Information provided:
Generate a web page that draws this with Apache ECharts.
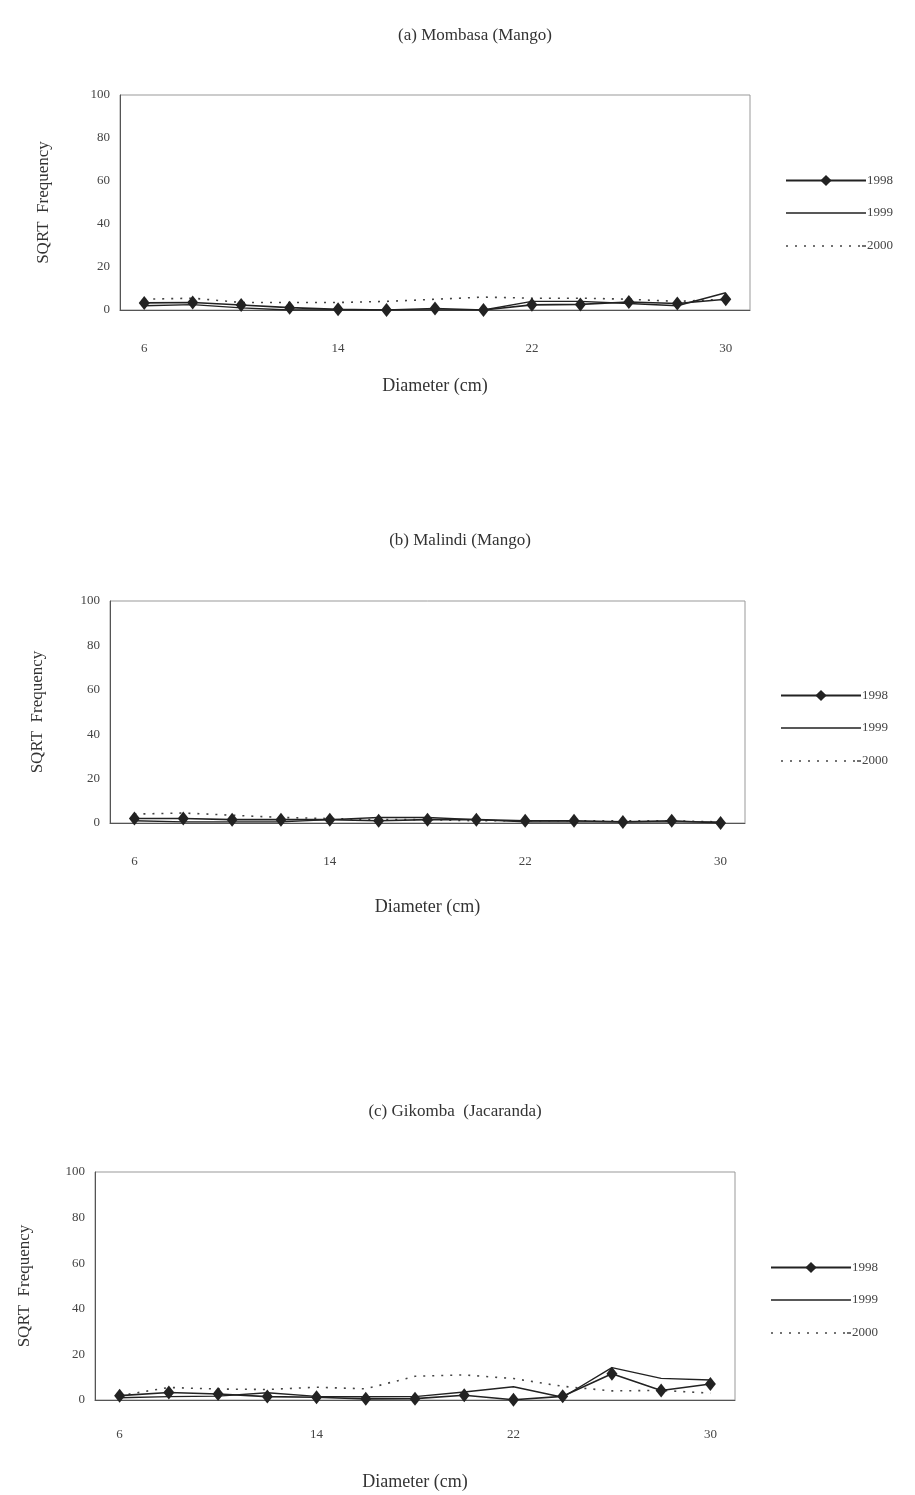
<!DOCTYPE html>
<html><head><meta charset="utf-8">
<script src="https://cdn.jsdelivr.net/npm/echarts@6/dist/echarts.min.js"></script>
<style>html,body{margin:0;padding:0;background:#fff}#c{width:915px;height:1495px}</style>
</head><body><div id="c"></div>
<script>
var diameters = ['6','8','10','12','14','16','18','20','22','24','26','28','30'];
var yearNames = ['1998','1999','2000'];
var panelTitles = ['(a) Mombasa (Mango)', '(b) Malindi (Mango)', '(c) Gikomba  (Jacaranda)'];
var xAxisTitle = 'Diameter (cm)';
var yAxisTitle = 'SQRT  Frequency';

var mombasa1998 = [3.3, 3.5, 2.3, 1.1, 0.3, 0, 0.7, 0, 2.4, 2.6, 3.7, 3.0, 5.0];
var mombasa1999 = [2, 2.5, 1, 0, 0, 0, 0, 0, 4, 4, 3, 2, 8];
var mombasa2000 = [5, 5.5, 3.5, 3.5, 3.5, 4, 5, 6, 5.5, 5.5, 5, 4, 5];

var malindi1998 = [2, 2, 1.5, 1.5, 1.5, 1, 1.5, 1.5, 1, 1, 0.5, 1, 0];
var malindi1999 = [1, 0.5, 0.5, 0.5, 1.5, 2.5, 2.5, 1.5, 0.5, 0.5, 0.5, 0.5, 0.5];
var malindi2000 = [4, 4.5, 3.5, 2.5, 2, 1.5, 1.5, 1, 1, 1, 1, 1, 0.5];

var gikomba1998 = [1.9, 3.3, 2.6, 1.5, 1.2, 0.5, 0.6, 2.1, 0.1, 1.6, 11.5, 4.2, 7.0];
var gikomba1999 = [1.0, 1.5, 1.7, 3.2, 1.6, 1.4, 1.5, 3.5, 5.8, 1.2, 14.2, 9.5, 8.8];
var gikomba2000 = [1.9, 5.5, 4.8, 4.6, 5.6, 4.9, 10.4, 11.0, 9.4, 6.0, 4.0, 4.2, 3.0];

var panelData = [
  [mombasa1998, mombasa1999, mombasa2000],
  [malindi1998, malindi1999, malindi2000],
  [gikomba1998, gikomba1999, gikomba2000]
];

var FONT = '"Liberation Serif", "DejaVu Serif", serif';
var INK = '#222';
var AX = '#555';

// legend icons (line only, dotted line)
var solidIcon = 'path://M0,0L0.01,0L0.01,0.01Z M79.99,14L80,14L80,13.99Z M0,6.2L80,6.2L80,7.8L0,7.8Z';
var dotIcon = (function(){
  var p = 'path://M0,0L0.01,0L0.01,0.01Z M79.99,14L80,14L80,13.99Z';
  for (var x = 0; x < 78; x += 9) { p += ' M' + x + ',6.2L' + (x+2) + ',6.2L' + (x+2) + ',7.8L' + x + ',7.8Z'; }
  p += ' M76,6.2L80,6.2L80,7.8L76,7.8Z';
  return p;
})();

var layout = [
  {grid:{left:120, top:95, width:630, height:215}, title:{x:470, y:22}, legend:{x:780, y:169}, yName:68, xName:67, xMargin:32},
  {grid:{left:110, top:601, width:635, height:222}, title:{x:455, y:527}, legend:{x:775, y:684}, yName:64, xName:75, xMargin:32},
  {grid:{left:95, top:1172, width:640, height:228}, title:{x:450, y:1098}, legend:{x:765, y:1256}, yName:62, xName:73, xMargin:28}
];

var option = {animation:false, backgroundColor:'#fff', title:[], grid:[], xAxis:[], yAxis:[], legend:[], series:[]};

layout.forEach(function(L, i){
  option.title.push({text: panelTitles[i], left: L.title.x, top: L.title.y, textAlign:'center',
    textStyle:{fontFamily:FONT, fontSize:17, fontWeight:'normal', color:'#333'}});
  option.grid.push({left:L.grid.left, top:L.grid.top, width:L.grid.width, height:L.grid.height,
    show:true, borderColor:'#999', borderWidth:1, backgroundColor:'transparent'});
  option.xAxis.push({type:'category', gridIndex:i, data:diameters, boundaryGap:true,
    name:xAxisTitle, nameLocation:'middle', nameGap:L.xName,
    nameTextStyle:{fontFamily:FONT, fontSize:18, color:'#333'},
    axisLine:{show:true, lineStyle:{color:AX, width:1}}, axisTick:{show:false},
    axisLabel:{interval:3, margin:L.xMargin, fontFamily:FONT, fontSize:13, color:'#444'},
    splitLine:{show:false}});
  option.yAxis.push({type:'value', gridIndex:i, min:0, max:100, interval:20,
    name:yAxisTitle, nameLocation:'middle', nameGap:L.yName, nameRotate:90,
    nameTextStyle:{fontFamily:FONT, fontSize:17, color:'#333'},
    axisLine:{show:true, lineStyle:{color:AX, width:1}}, axisTick:{show:false},
    axisLabel:{margin:10, fontFamily:FONT, fontSize:13, color:'#444'},
    splitLine:{show:false}});
  option.legend.push({orient:'vertical', left:L.legend.x, top:L.legend.y, itemWidth:80, itemHeight:14, itemGap:19,
    data:[{name:yearNames[0]}, {name:yearNames[1], icon:solidIcon}, {name:yearNames[2], icon:dotIcon}],
    selectedMode:false,
    textStyle:{fontFamily:FONT, fontSize:13, color:'#444', padding:[0,0,0,-4]}});
  var d = panelData[i];
  option.series.push({name:yearNames[0], type:'line', xAxisIndex:i, yAxisIndex:i, data:d[0],
    symbol:'diamond', symbolSize:[11,14], showSymbol:true,
    itemStyle:{color:INK}, lineStyle:{color:INK, width:1.6}, z:5});
  option.series.push({name:yearNames[1], type:'line', xAxisIndex:i, yAxisIndex:i, data:d[1],
    symbol:'none', itemStyle:{color:INK}, lineStyle:{color:INK, width:1.4}, z:4});
  option.series.push({name:yearNames[2], type:'line', xAxisIndex:i, yAxisIndex:i, data:d[2],
    symbol:'none', itemStyle:{color:'#444'}, lineStyle:{color:'#444', width:1.6, type:[2,7]}, z:3});
});

var chart = echarts.init(document.getElementById('c'), null, {renderer:'canvas'});
chart.setOption(option);
</script>
</body></html>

Set task:
Go through the listing above and write it out again exactly, dropping the pictures.

Worked answer:
Generate a web page that draws this with Apache ECharts.
<!DOCTYPE html>
<html><head><meta charset="utf-8">
<script src="https://cdn.jsdelivr.net/npm/echarts@6/dist/echarts.min.js"></script>
<style>html,body{margin:0;padding:0;background:#fff}#c{width:915px;height:1495px}</style>
</head><body><div id="c"></div>
<script>
var diameters = ['6','8','10','12','14','16','18','20','22','24','26','28','30'];
var yearNames = ['1998','1999','2000'];
var panelTitles = ['(a) Mombasa (Mango)', '(b) Malindi (Mango)', '(c) Gikomba  (Jacaranda)'];
var xAxisTitle = 'Diameter (cm)';
var yAxisTitle = 'SQRT  Frequency';

var mombasa1998 = [3.3, 3.5, 2.3, 1.1, 0.3, 0, 0.7, 0, 2.4, 2.6, 3.7, 3.0, 5.0];
var mombasa1999 = [2, 2.5, 1, 0, 0, 0, 0, 0, 4, 4, 3, 2, 8];
var mombasa2000 = [5, 5.5, 3.5, 3.5, 3.5, 4, 5, 6, 5.5, 5.5, 5, 4, 5];

var malindi1998 = [2, 2, 1.5, 1.5, 1.5, 1, 1.5, 1.5, 1, 1, 0.5, 1, 0];
var malindi1999 = [1, 0.5, 0.5, 0.5, 1.5, 2.5, 2.5, 1.5, 0.5, 0.5, 0.5, 0.5, 0.5];
var malindi2000 = [4, 4.5, 3.5, 2.5, 2, 1.5, 1.5, 1, 1, 1, 1, 1, 0.5];

var gikomba1998 = [1.9, 3.3, 2.6, 1.5, 1.2, 0.5, 0.6, 2.1, 0.1, 1.6, 11.5, 4.2, 7.0];
var gikomba1999 = [1.0, 1.5, 1.7, 3.2, 1.6, 1.4, 1.5, 3.5, 5.8, 1.2, 14.2, 9.5, 8.8];
var gikomba2000 = [1.9, 5.5, 4.8, 4.6, 5.6, 4.9, 10.4, 11.0, 9.4, 6.0, 4.0, 4.2, 3.0];

var panelData = [
  [mombasa1998, mombasa1999, mombasa2000],
  [malindi1998, malindi1999, malindi2000],
  [gikomba1998, gikomba1999, gikomba2000]
];

var FONT = '"Liberation Serif", "DejaVu Serif", serif';
var INK = '#222';
var AX = '#555';

// legend icons (line only, dotted line)
var solidIcon = 'path://M0,0L0.01,0L0.01,0.01Z M79.99,14L80,14L80,13.99Z M0,6.2L80,6.2L80,7.8L0,7.8Z';
var dotIcon = (function(){
  var p = 'path://M0,0L0.01,0L0.01,0.01Z M79.99,14L80,14L80,13.99Z';
  for (var x = 0; x < 78; x += 9) { p += ' M' + x + ',6.2L' + (x+2) + ',6.2L' + (x+2) + ',7.8L' + x + ',7.8Z'; }
  p += ' M76,6.2L80,6.2L80,7.8L76,7.8Z';
  return p;
})();

var layout = [
  {grid:{left:120, top:95, width:630, height:215}, title:{x:470, y:22}, legend:{x:780, y:169}, yName:68, xName:67, xMargin:32},
  {grid:{left:110, top:601, width:635, height:222}, title:{x:455, y:527}, legend:{x:775, y:684}, yName:64, xName:75, xMargin:32},
  {grid:{left:95, top:1172, width:640, height:228}, title:{x:450, y:1098}, legend:{x:765, y:1256}, yName:62, xName:73, xMargin:28}
];

var option = {animation:false, backgroundColor:'#fff', title:[], grid:[], xAxis:[], yAxis:[], legend:[], series:[]};

layout.forEach(function(L, i){
  option.title.push({text: panelTitles[i], left: L.title.x, top: L.title.y, textAlign:'center',
    textStyle:{fontFamily:FONT, fontSize:17, fontWeight:'normal', color:'#333'}});
  option.grid.push({left:L.grid.left, top:L.grid.top, width:L.grid.width, height:L.grid.height,
    show:true, borderColor:'#999', borderWidth:1, backgroundColor:'transparent'});
  option.xAxis.push({type:'category', gridIndex:i, data:diameters, boundaryGap:true,
    name:xAxisTitle, nameLocation:'middle', nameGap:L.xName,
    nameTextStyle:{fontFamily:FONT, fontSize:18, color:'#333'},
    axisLine:{show:true, lineStyle:{color:AX, width:1}}, axisTick:{show:false},
    axisLabel:{interval:3, margin:L.xMargin, fontFamily:FONT, fontSize:13, color:'#444'},
    splitLine:{show:false}});
  option.yAxis.push({type:'value', gridIndex:i, min:0, max:100, interval:20,
    name:yAxisTitle, nameLocation:'middle', nameGap:L.yName, nameRotate:90,
    nameTextStyle:{fontFamily:FONT, fontSize:17, color:'#333'},
    axisLine:{show:true, lineStyle:{color:AX, width:1}}, axisTick:{show:false},
    axisLabel:{margin:10, fontFamily:FONT, fontSize:13, color:'#444'},
    splitLine:{show:false}});
  option.legend.push({orient:'vertical', left:L.legend.x, top:L.legend.y, itemWidth:80, itemHeight:14, itemGap:19,
    data:[{name:yearNames[0]}, {name:yearNames[1], icon:solidIcon}, {name:yearNames[2], icon:dotIcon}],
    selectedMode:false,
    textStyle:{fontFamily:FONT, fontSize:13, color:'#444', padding:[0,0,0,-4]}});
  var d = panelData[i];
  option.series.push({name:yearNames[0], type:'line', xAxisIndex:i, yAxisIndex:i, data:d[0],
    symbol:'diamond', symbolSize:[11,14], showSymbol:true,
    itemStyle:{color:INK}, lineStyle:{color:INK, width:1.6}, z:5});
  option.series.push({name:yearNames[1], type:'line', xAxisIndex:i, yAxisIndex:i, data:d[1],
    symbol:'none', itemStyle:{color:INK}, lineStyle:{color:INK, width:1.4}, z:4});
  option.series.push({name:yearNames[2], type:'line', xAxisIndex:i, yAxisIndex:i, data:d[2],
    symbol:'none', itemStyle:{color:'#444'}, lineStyle:{color:'#444', width:1.6, type:[2,7]}, z:3});
});

var chart = echarts.init(document.getElementById('c'), null, {renderer:'canvas'});
chart.setOption(option);
</script>
</body></html>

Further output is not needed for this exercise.